2009年12月30日 | Weblog
お産は一貫から百貫まで、

畑仕事の間に、子どもが生まれ、胎盤処置など、自分が、ひとりで行い、母子共に元気というようなお産がある。

また、高校生が、トイレで子供を産み落とすケースもある。

医者の診断と処置に従って、医師や助産婦の力を借りて、普通の病院で産む。ケース。これが大半で、母子ともに、最も安全なお産である。


急に病院内が騒がしくなり、せき込んだ館内放送が繰り返された。何か緊急事態の発生である。いったい何だろうと胸騒ぎがした。

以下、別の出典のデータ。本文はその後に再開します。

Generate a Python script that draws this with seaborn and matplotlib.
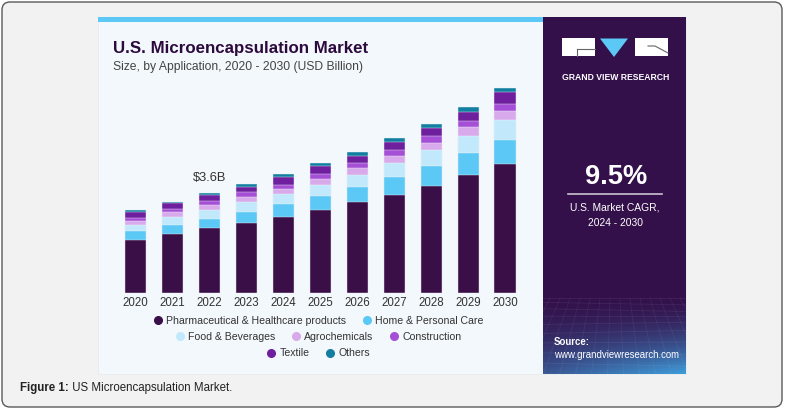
import numpy as np
import pandas as pd
import seaborn as sns
import matplotlib.pyplot as plt
from matplotlib import font_manager
from matplotlib.lines import Line2D
from matplotlib.patches import Rectangle, Polygon, FancyBboxPatch
from matplotlib.colors import to_rgb

# data (USD billion)
years = [str(y) for y in range(2020, 2031)]
segments = ["Pharmaceutical & Healthcare products", "Home & Personal Care",
            "Food & Beverages", "Agrochemicals", "Construction", "Textile", "Others"]
pharma = [1.89, 2.13, 2.32, 2.52, 2.73, 2.98, 3.27, 3.53, 3.86, 4.24, 4.65]
home = [0.35, 0.33, 0.35, 0.41, 0.48, 0.51, 0.55, 0.65, 0.72, 0.81, 0.87]
food = [0.22, 0.28, 0.32, 0.35, 0.36, 0.41, 0.44, 0.52, 0.56, 0.61, 0.71]
agro = [0.13, 0.17, 0.17, 0.18, 0.19, 0.22, 0.25, 0.24, 0.27, 0.31, 0.34]
construction = [0.10, 0.11, 0.14, 0.17, 0.14, 0.17, 0.16, 0.21, 0.23, 0.23, 0.26]
textile = [0.22, 0.21, 0.23, 0.20, 0.27, 0.27, 0.28, 0.29, 0.32, 0.34, 0.40]
others = [0.06, 0.06, 0.07, 0.09, 0.12, 0.12, 0.12, 0.14, 0.14, 0.17, 0.16]
colors = ["#3a0e47", "#5bc8f5", "#c2e9fb", "#d9aaeb", "#a54fd6", "#6e1f9e", "#137fa0"]
label_year = "2022"
label_text = "$3.6B"

df = pd.DataFrame({"year": years})
for name, vals in zip(segments, [pharma, home, food, agro, construction, textile, others]):
    df[name] = vals
cum = df[segments].cumsum(axis=1)
cum["year"] = df["year"]

# fonts: condensed face if the system has it
names = {f.name for f in font_manager.fontManager.ttflist}
NARROW = "Liberation Sans Narrow" in names
narrow = ["Liberation Sans Narrow", "Liberation Sans", "DejaVu Sans"] if NARROW else ["Liberation Sans", "DejaVu Sans"]
k = 1.0 if NARROW else 0.84
plt.rcParams["font.family"] = ["Liberation Sans", "DejaVu Sans"]

W, H = 785, 411
fig = plt.figure(figsize=(W / 100, H / 100), dpi=100)
fig.patch.set_facecolor("white")

# background / decoration axes in pixel coordinates
bg = fig.add_axes([0, 0, 1, 1], zorder=0)
bg.axis("off")
bg.add_patch(FancyBboxPatch((2, 2), 780, 405, boxstyle="round,pad=0,rounding_size=8",
                            fc="#f2f2f2", ec="#5a5a5a", lw=1.0))
bg.add_patch(Rectangle((97.5, 17), 588.5, 357, fc="#f3f8fc", ec="#e6e9ec", lw=0.5))
bg.add_patch(Rectangle((97.5, 17), 445.5, 5, fc="#5bc8f5", ec="none"))
bg.add_patch(Rectangle((543, 17), 143, 357, fc="#33104a", ec="none"))

# bottom gradient of the side panel
ty = np.linspace(0, 1, 80)[:, None]
tx = np.linspace(0, 1, 143)[None, :]
a = np.clip(ty ** 1.7 * (0.5 + 0.5 * tx), 0, 1)
c0, c1 = np.array(to_rgb("#33104a")), np.array(to_rgb("#3f9ddb"))
img = c0 + (c1 - c0) * a[..., None]
bg.imshow(img, extent=[543, 686, 374, 294], aspect="auto", zorder=1, interpolation="bilinear")
for i in range(10):
    yy = 298 + (i / 9) ** 1.3 * 76
    bg.plot([543, 686], [yy, yy + 3 * np.sin(i)], color="white", alpha=0.07, lw=0.6, zorder=2)
for xx in np.linspace(530, 700, 18):
    bg.plot([xx, xx + (xx - 614) * 0.6], [298, 374], color="white", alpha=0.06, lw=0.6, zorder=2)

# logo
bg.add_patch(Rectangle((562, 38.5), 33, 18, fc="white", ec="none", zorder=3))
bg.add_patch(Rectangle((635, 38.5), 33, 18, fc="white", ec="none", zorder=3))
bg.add_patch(Polygon([(600, 38.5), (628, 38.5), (614, 57)], closed=True, fc="#5bc8f5", ec="none", zorder=3))
bg.plot([577, 595], [49, 49], color="#666", lw=0.8, zorder=4)
bg.plot([577, 577], [49, 56.5], color="#666", lw=0.8, zorder=4)
bg.plot([648, 655, 668], [46, 46, 53], color="#666", lw=0.8, zorder=4)
bg.text(615.5, 78, "GRAND VIEW RESEARCH", color="white", fontsize=6.2, fontweight="bold",
        ha="center", va="center", zorder=4)

# side panel texts
bg.text(616, 177, "9.5%", color="white", fontsize=19.6, fontweight="bold", ha="center", va="center", zorder=4)
bg.plot([568, 662], [194.3, 194.3], color="#c9c2cf", lw=1.2, zorder=4)
bg.text(615, 207.5, "U.S. Market CAGR,", color="white", fontsize=8.8 * k, family=narrow,
        ha="center", va="center", zorder=4)
bg.text(615, 223, "2024 - 2030", color="white", fontsize=8.8 * k, family=narrow,
        ha="center", va="center", zorder=4)
bg.text(554, 345, "Source:", color="white", fontsize=8.3 * k, fontweight="bold", family=narrow,
        ha="left", va="baseline", zorder=4)
bg.text(554, 358, "www.grandviewresearch.com", color="white", fontsize=8.3 * k, family=narrow,
        ha="left", va="baseline", zorder=4)

# titles
bg.text(113, 52.7, "U.S. Microencapsulation Market", color="#2d0a3e", fontsize=12.2,
        fontweight="bold", ha="left", va="baseline")
bg.text(113, 70, "Size, by Application, 2020 - 2030 (USD Billion)", color="#444444", fontsize=8.7,
        ha="left", va="baseline")

# caption
cap = bg.text(20.5, 391, "Figure 1:", color="#222222", fontsize=8.3, fontweight="bold",
              ha="left", va="baseline")
bg.annotate(" US Microencapsulation Market.", xy=(1, 0), xycoords=cap, color="#222222",
            fontsize=8.3, ha="left", va="bottom")

bg.set_xlim(0, W)
bg.set_ylim(H, 0)

# bar chart axes
base_px, top_px = 292.7, 80.0
ax = fig.add_axes([117 / W, 1 - base_px / H, 406.5 / W, (base_px - top_px) / H], zorder=2)
ax.patch.set_alpha(0)
for name, col in reversed(list(zip(segments, colors))):
    sns.barplot(data=cum, x="year", y=name, color=col, saturation=1, width=0.57,
                edgecolor="#eef3f7", linewidth=0.3, ax=ax)
ax.set_xlim(-0.5, 10.5)
ax.set_ylim(0, (base_px - top_px) * 0.0361)
ax.set_xlabel("")
ax.set_ylabel("")
ax.set_yticks([])
sns.despine(ax=ax, left=True, bottom=True)
ax.tick_params(axis="x", length=0, pad=3.3, labelsize=9.9 * k, labelcolor="#333333")
for t in ax.get_xticklabels():
    t.set_family(narrow)

i = years.index(label_year)
ax.annotate(label_text, xy=(i, cum[segments[-1]][i]), xytext=(0, 11), textcoords="offset points",
            ha="center", va="center", fontsize=11 * k, family=narrow, color="#333333")

# legend in three centred rows
handles = [Line2D([], [], marker="o", linestyle="", markersize=5.5, markerfacecolor=c,
                  markeredgecolor=c) for c in colors]
rows = [(0, 2, 1 - 321 / H), (2, 5, 1 - 336.7 / H), (5, 7, 1 - 353.3 / H)]
for s, e, yf in rows:
    leg = fig.legend(handles[s:e], segments[s:e], loc="center", bbox_to_anchor=(319 / W, yf),
                     ncol=e - s, frameon=False, handlelength=0.7, handletextpad=0.45,
                     columnspacing=1.6, borderpad=0, prop={"family": narrow, "size": 9.0 * k})
    for t in leg.get_texts():
        t.set_color("#333333")

fig.savefig("out.png", dpi=100)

そのお母さんとは、今の今まで話をしていた。双子をみごもってお腹はハチキレていた。お腹を抱えながら点滴を連れ持って歩いていた。

「奥さんたいへんでしょうが頑張って下さいよ。きっと丈夫な赤ちゃんですよ。」
「この子らのためにがんばります。」
「奥さん今から楽しみですね。」
「双子だから、忙しくなります。では産みに行ってきます。」
この会話のスグ後
彼女は双子の子供を残して、この世を去った。先ほど緊急事態を知らせる放送は彼女のためのものであった。

訃報を聞いた瞬間、言葉が出なかった。それもそのはず、わずか10分前の出来事で、それまでは私たちは、普通の会話を交わしていたから。

奥さんは双子を出産したが、出血が止まらず、そのまま子どもの顔を見ることもなく、不帰の人となった。
この現実がトラウマになって、以来「お産は怖い」ということが頭の芯に、固定観念としてこびりついた。

たぶん、私にとって最後であろう、男の孫が昨夜、生まれた。母子、ともども健康である。控え室で待っていた私は、五体満足でさえあればそれで、十分。そして、この孫の生涯が、波乱に満ちたものではなくて、できる限り平穏無事な生涯であるように、祈らずにはいられなかった。勿論徹夜をした。